Does the Harmonic Series Exceed Its Integral Counterpart?

[mathworker]

Is it true that,
\(\displaystyle \sum_{n=1}^{\infty}\frac{1}{n}>\int_{1}^{\infty}\)\(\displaystyle \frac {1}{x}dx\)
explanation is appreciated :)
edit:sorry,lower limit in right hand side is changed from "0" to "1"

 

[Prove It]

Re: series integral comparision

Is it true that,
\(\displaystyle \sum_{n=1}^{\infty}\frac{1}{n}>\int_{0}^{\infty}\)\(\displaystyle \frac {1}{x}dx\)
explanation is appreciated :)

No it's not. Your sum is the right-hand estimate for the definite integral, but since the function is decreasing, your sum is an UNDER-estimate.

 

[chisigma]

Re: series integral comparision

Is it true that,
\(\displaystyle \sum_{n=1}^{\infty}\frac{1}{n}>\int_{0}^{\infty}\)\(\displaystyle \frac {1}{x}dx\)
explanation is appreciated :)

The expressions $\displaystyle \sum_{n=1}^{\infty}\frac{1}{n}$ and$\displaystyle \int_{0}^{\infty} \frac{1}{x}\ dx$ are meaningless because both the series and the integral diverge... may be is true that...

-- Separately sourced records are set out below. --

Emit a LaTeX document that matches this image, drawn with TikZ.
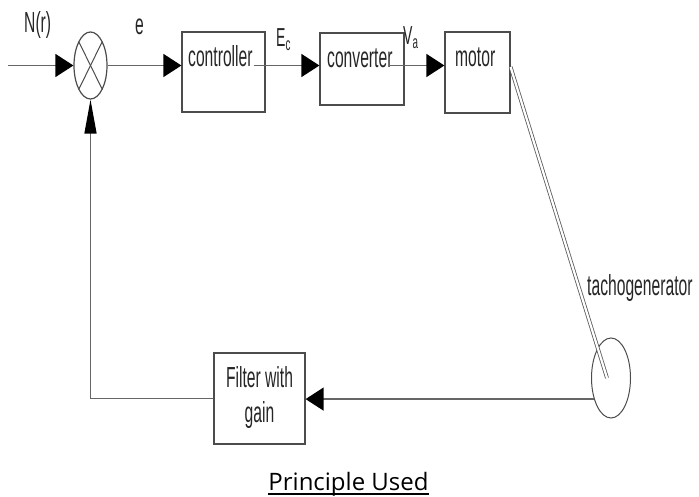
\documentclass[tikz,border=0pt]{standalone}
\usepackage{fontspec}
\usetikzlibrary{shapes.geometric,arrows.meta,calc}
\newfontfamily\cond[FakeStretch=0.54]{Liberation Sans}
\newfontfamily\capfont{Open Sans}
\tikzset{
  blk/.style={draw=black!70, line width=1.2pt, inner sep=0pt},
  lbl/.style={inner sep=0pt, font=\cond\fontsize{29}{34}\selectfont, text=black!85},
  sublbl/.style={inner sep=0pt, font=\cond\fontsize{26}{30}\selectfont, text=black!85},
  wire/.style={draw=black!60, line width=1.3pt},
  harr/.style={wire, -{Triangle[length=18pt,width=23pt,fill=black,color=black]}},
  varr/.style={wire, -{Triangle[length=34pt,width=12pt,fill=black,color=black]}},
}
\begin{document}
\begin{tikzpicture}[x=1pt,y=-1pt]
\useasboundingbox (0,0) rectangle (699,497);
% blocks
\node[blk, ellipse, minimum width=33pt, minimum height=67pt] (sum) at (90.5,65.5) {};
\draw[black!70, line width=1pt] ($(sum.center)+(-11.7,-23.7)$) -- ($(sum.center)+(11.7,23.7)$);
\draw[black!70, line width=1pt] ($(sum.center)+(11.7,-23.7)$) -- ($(sum.center)+(-11.7,23.7)$);
\node[blk, minimum width=83pt, minimum height=80pt] (ctrl) at (223.5,72) {};
\node[blk, minimum width=84pt, minimum height=72pt] (conv) at (362,69) {};
\node[blk, minimum width=65pt, minimum height=81pt] (motor) at (477.5,72.5) {};
\node[blk, minimum width=91pt, minimum height=91pt] (filt) at (259.5,398.5) {};
\node[blk, ellipse, minimum width=39pt, minimum height=80pt, line width=1pt] (tacho) at (611,378) {};
% texts
\node[lbl, anchor=base west] (tctrl) at (188,67) {controller};
\node[lbl, anchor=base west] (tconv) at (327,68) {converter};
\node[lbl, anchor=base west] (tmotor) at (455,67) {motor};
\node[lbl, anchor=base] (tfilt1) at (259.5,387) {Filter with};
\node[lbl, anchor=base] (tfilt2) at (259.5,422) {gain};
\node[lbl, anchor=base west] (tN) at (24,33) {N(r)};
\node[lbl, anchor=base west] (te) at (135,35) {e};
\node[sublbl, anchor=base west] (tE) at (276,47) {E\textsubscript{c}};
\node[sublbl, anchor=base west] (tV) at (403,45) {V\textsubscript{a}};
\node[lbl, anchor=base west] (ttacho) at (587,295) {tachogenerator};
\node[inner sep=0pt, anchor=base, font=\capfont\fontsize{24}{28}\selectfont] (title) at (348.5,490) {Principle Used};
\draw[black, line width=1.2pt] ([yshift=-4pt]title.base west) -- ([yshift=-4pt]title.base east);
% connectors
\coordinate (in) at (8,65.5);
\coordinate (c1) at ([xshift=-12pt]ctrl.east);
\coordinate (c2) at ([xshift=-16pt]conv.east);
\draw[harr] (in) -- (sum.west);
\draw[harr] (sum.east) -- (sum.east -| ctrl.west);
\draw[harr] (c1 |- sum.east) -- (sum.east -| conv.west);
\draw[harr] (c2 |- sum.east) -- (sum.east -| motor.west);
\draw[black!65, line width=0.8pt, double=white, double distance=2.2pt] ([yshift=5.5pt]motor.east) -- ([xshift=-4pt]tacho.center);
\draw[harr] (tacho.231) -- (tacho.231 -| filt.east);
\draw[varr] (filt.west) -| (sum.south);
\end{tikzpicture}
\end{document}
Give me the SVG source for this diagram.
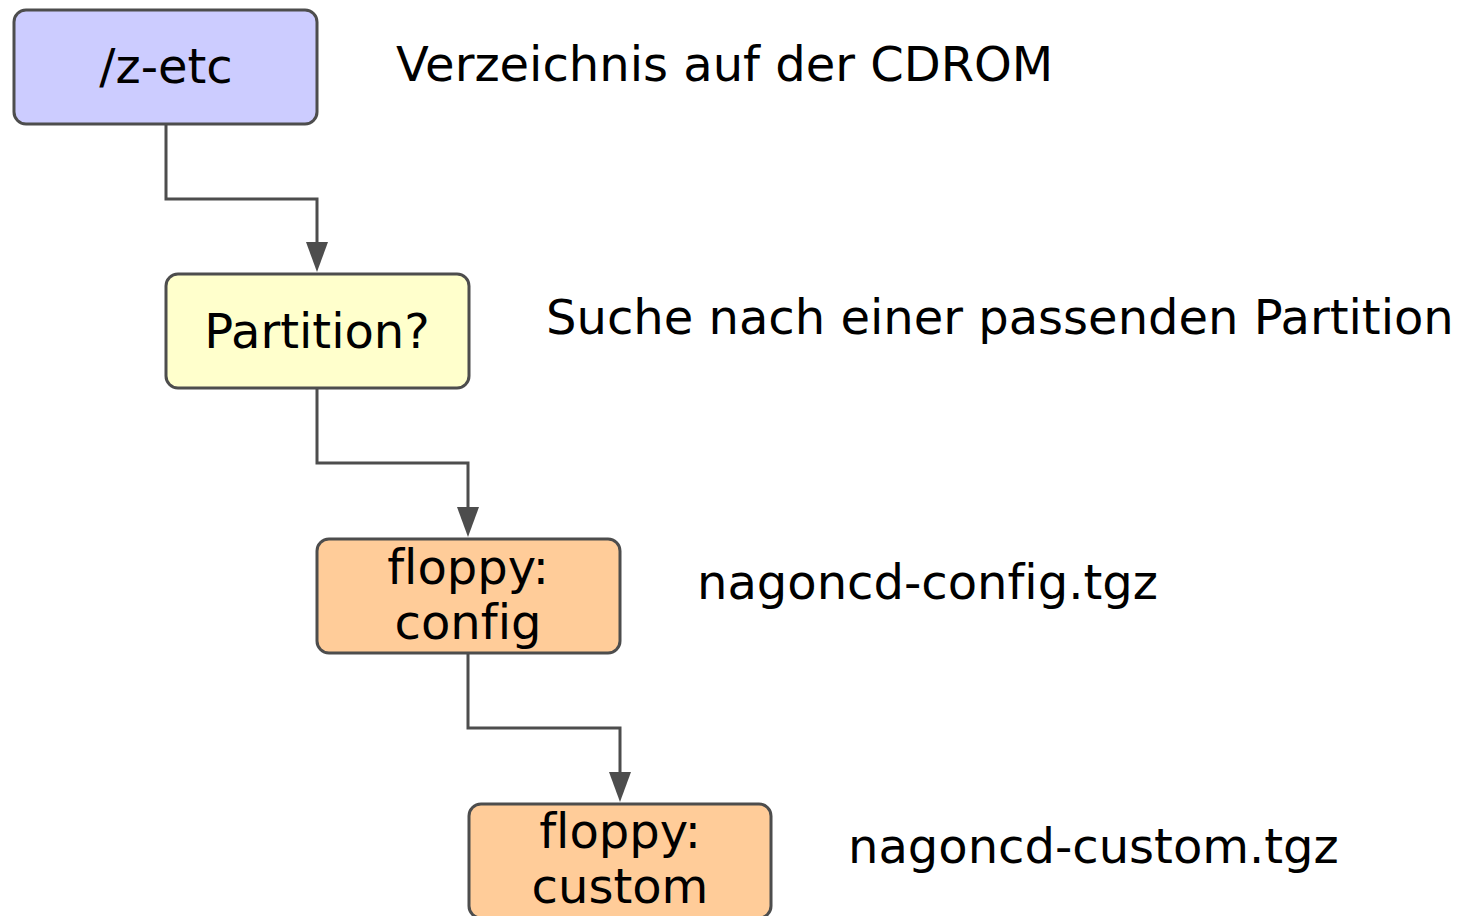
<svg xmlns="http://www.w3.org/2000/svg" width="1459" height="916" viewBox="0 0 1459 916">
<defs>
<style>
.box{stroke:#4d4d4d;stroke-width:3}
.t{font-family:"DejaVu Sans",sans-serif;font-size:48px;fill:#000;font-variant-ligatures:none;font-feature-settings:"liga" 0}
.c{text-anchor:middle}
.edge{fill:none;stroke:#4d4d4d;stroke-width:3}
.ah{fill:#4d4d4d}
</style>
</defs>
<rect width="1459" height="916" fill="#fff"/>
<g id="connectors">
<path class="edge" d="M166,124 V199 H317 V244"/>
<path class="ah" d="M306,242 L328,242 L317,272 Z"/>
<path class="edge" d="M317,388 V463 H468 V509"/>
<path class="ah" d="M457,507 L479,507 L468,537 Z"/>
<path class="edge" d="M468,653 V728 H620 V774"/>
<path class="ah" d="M609,772 L631,772 L620,802 Z"/>
</g>
<g id="n-zetc">
<rect class="box" x="14" y="10" width="303" height="114" rx="12" fill="#ccccff"/>
<text class="t c" x="166" y="83">/z-etc</text>
</g>
<g id="n-partition">
<rect class="box" x="166" y="274" width="303" height="114" rx="12" fill="#ffffcc"/>
<text class="t c" x="317" y="348">Partition?</text>
</g>
<g id="n-config">
<rect class="box" x="317" y="539" width="303" height="114" rx="12" fill="#ffcc99"/>
<text class="t c" x="468" y="584">floppy:</text>
<text class="t c" x="468" y="639">conf&#8204;ig</text>
</g>
<g id="n-custom">
<rect class="box" x="469" y="804" width="302" height="114" rx="12" fill="#ffcc99"/>
<text class="t c" x="620" y="848">floppy:</text>
<text class="t c" x="620" y="903">custom</text>
</g>
<g id="labels">
<text class="t" x="396" y="81">Verzeichnis auf der CDROM</text>
<text class="t" x="546" y="334">Suche nach einer passenden Partition</text>
<text class="t" x="697" y="599">nagoncd-conf&#8204;ig.tgz</text>
<text class="t" x="848" y="863">nagoncd-custom.tgz</text>
</g>
</svg>
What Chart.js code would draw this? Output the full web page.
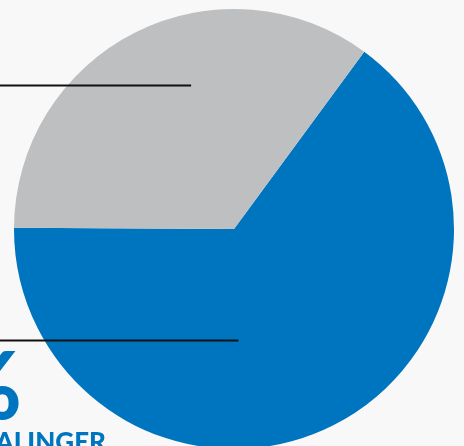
<!DOCTYPE html>
<html>
<head>
<meta charset="utf-8">
<script src="https://cdn.jsdelivr.net/npm/chart.js@4.4.1/dist/chart.umd.min.js"></script>
<style>
  html, body { margin:0; padding:0; background:#f8f8f8; overflow:hidden; }
  #wrap { position:absolute; left:0; top:0; width:464px; height:460px; }
</style>
</head>
<body>
<div id="wrap"><canvas id="c"></canvas></div>
<script>
// Data
const categories = ["BETALINGER", "ANDRE"];
const values = [65, 35];
const percentLabels = ["65 %", "35 %"];
const colors = ["#0075bf", "#bebfc1"];

// Leader-line anchors, as fractions of radius relative to pie centre (dx, dy)
const anchors = [[0.02, 0.505], [-0.195, -0.655]];

const leaderPlugin = {
  id: 'leaders',
  afterDraw(chart) {
    const ctx = chart.ctx;
    const arcs = chart.getDatasetMeta(0).data;
    ctx.save();
    arcs.forEach((arc, i) => {
      const r = arc.outerRadius;
      const ex = arc.x + anchors[i][0] * r;
      const ey = Math.round(arc.y + anchors[i][1] * r) + 0.5;
      ctx.beginPath();
      ctx.strokeStyle = '#111111';
      ctx.lineWidth = 1.8;
      ctx.moveTo(-10, ey);
      ctx.lineTo(ex, ey);
      ctx.stroke();
      // labels placed to the left of the pie
      ctx.fillStyle = colors[0];
      ctx.textAlign = 'right';
      ctx.textBaseline = 'alphabetic';
      const px = i === 0 ? 22 : -40;
      const cx = i === 0 ? 106 : -40;
      ctx.font = '900 94px Lato';
      ctx.fillText(percentLabels[i], px, ey + 78);
      ctx.font = '900 26px Lato';
      ctx.fillText(categories[i], cx, ey + 110);
    });
    ctx.restore();
  }
};

new Chart(document.getElementById('c'), {
  type: 'pie',
  data: {
    labels: categories,
    datasets: [{
      data: values,
      backgroundColor: colors,
      borderWidth: 0
    }]
  },
  options: {
    responsive: true,
    maintainAspectRatio: false,
    animation: false,
    rotation: 36.3,
    layout: { padding: { left: 14, right: 10, top: 9, bottom: 11 } },
    plugins: { legend: { display: false }, tooltip: { enabled: false } }
  },
  plugins: [leaderPlugin]
});
</script>
</body>
</html>
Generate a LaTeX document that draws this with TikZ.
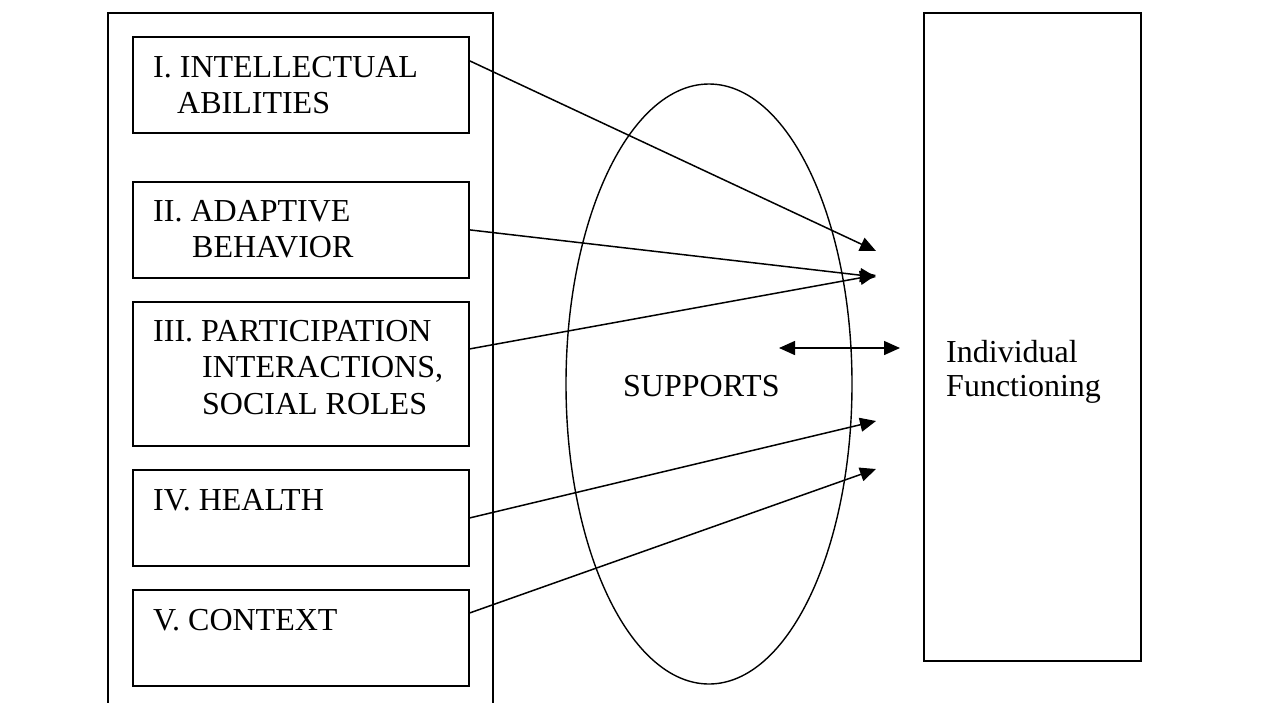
\documentclass[tikz,border=0pt]{standalone}
\usepackage{fontspec}
\setmainfont{Liberation Serif}
\usetikzlibrary{arrows.meta,shapes.geometric}
\tikzset{
  dimbox/.style={draw,line width=1.8pt,rectangle,inner sep=0pt,anchor=north west},
  lbl/.style={inner sep=0pt,anchor=base west,align=left,font=\fontsize{32}{36.5}\selectfont},
  conn/.style={line width=1.5pt,-{Triangle[length=16pt,width=14pt]}},
}
\begin{document}
\begin{tikzpicture}[x=1pt,y=-1pt]
    \useasboundingbox (0,0) rectangle (1269,702);
    \clip (0,0) rectangle (1269,702);
    % dimensions, left column (runs off the page at the bottom)
    \node[dimbox,minimum width=385pt,minimum height=720pt] (dims) at (107,12) {};
    \node[dimbox,minimum width=336pt,minimum height=96pt] (intel) at (132,36) {};
    \node[dimbox,minimum width=336pt,minimum height=96pt] (adapt) at (132,181) {};
    \node[dimbox,minimum width=336pt,minimum height=144pt] (partic) at (132,301) {};
    \node[dimbox,minimum width=336pt,minimum height=96pt] (health) at (132,469) {};
    \node[dimbox,minimum width=336pt,minimum height=96pt] (context) at (132,589) {};
    % base of a two-line label = baseline of its last line
    \node[lbl] (intellbl) at (153,113.5) {I. INTELLECTUAL\\\hspace*{24pt}ABILITIES};
    \node[lbl] (adaptlbl) at (153,257.5) {II. ADAPTIVE\\\hspace*{39pt}BEHAVIOR};
    \node[lbl] (particlbl) at (153,414)
        {III. PARTICIPATION\\\hspace*{49pt}INTERACTIONS,\\\hspace*{49pt}SOCIAL ROLES};
    \node[lbl] (healthlbl) at (153,510) {IV. HEALTH};
    \node[lbl] (contextlbl) at (153,630) {V. CONTEXT};
    % supports
    \node[draw,ellipse,line width=1.4pt,inner sep=0pt,
          minimum width=286pt,minimum height=600pt] (supp) at (709,384) {};
    \node[lbl] (supplbl) at (623,396) {SUPPORTS};
    % individual functioning
    \node[dimbox,minimum width=217pt,minimum height=648pt] (func) at (923,12) {};
    \node[lbl,font=\fontsize{32}{34}\selectfont] (funclbl) at (946,396) {Individual\\Functioning};
    % arrow ends
    \coordinate (tip1) at (876,251);
    \coordinate (tip2) at (876,277);
    \coordinate (tip3) at (876,275);
    \coordinate (tip4) at (876,421);
    \coordinate (tip5) at (876,469);
    \coordinate (dblL) at (779,348);
    \coordinate (dblR) at (900,348);
    \draw[conn] ([yshift=24pt]intel.east) -- (tip1);
    \draw[conn] (adapt.east) -- (tip2);
    \draw[conn] ([yshift=25pt]partic.east) -- (tip3);
    \draw[conn] (health.east) -- (tip4);
    \draw[conn] ([yshift=25pt]context.east) -- (tip5);
    \draw[conn,{Triangle[length=16pt,width=14pt]}-{Triangle[length=16pt,width=14pt]}]
        (dblL) -- (dblR);
\end{tikzpicture}
\end{document}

$\displaystyle \sum_{k=1}^{n} \frac{1}{k} > \int_{1}^{n+1} \frac{dx}{x}\ (1)$

Kind regards

$\chi$ $\sigma$

 

[Prove It]

Re: series integral comparision

Is it true that,
\(\displaystyle \sum_{n=1}^{\infty}\frac{1}{n}>\int_{1}^{\infty}\)\(\displaystyle \frac {1}{x}dx\)
explanation is appreciated :)
edit:sorry,lower limit in right hand side is changed from "0" to "1"

I suspect that the OP is trying to prove that \(\displaystyle \displaystyle \begin{align*} \sum_{n = 1}^{\infty}{\frac{1}{n}} \end{align*}\) is divergent. To do this, a simple comparison can be used.

\(\displaystyle \displaystyle \begin{align*} \sum_{n = 1}^{\infty}{\frac{1}{n}} &= \frac{1}{1} + \frac{1}{2} + \frac{1}{3} + \frac{1}{4} + \frac{1}{5} + \frac{1}{6} + \frac{1}{7} + \frac{1}{8} + \dots \\ &> \frac{1}{2} + \frac{1}{2} + \left( \frac{1}{4} + \frac{1}{4} \right) + \left( \frac{1}{8} + \frac{1}{8} + \frac{1}{8} + \frac{1}{8} \right) + \dots \\ &= \frac{1}{2} + \frac{1}{2} + \frac{1}{2} + \frac{1}{2} + \dots \\ \to \infty \end{align*}\)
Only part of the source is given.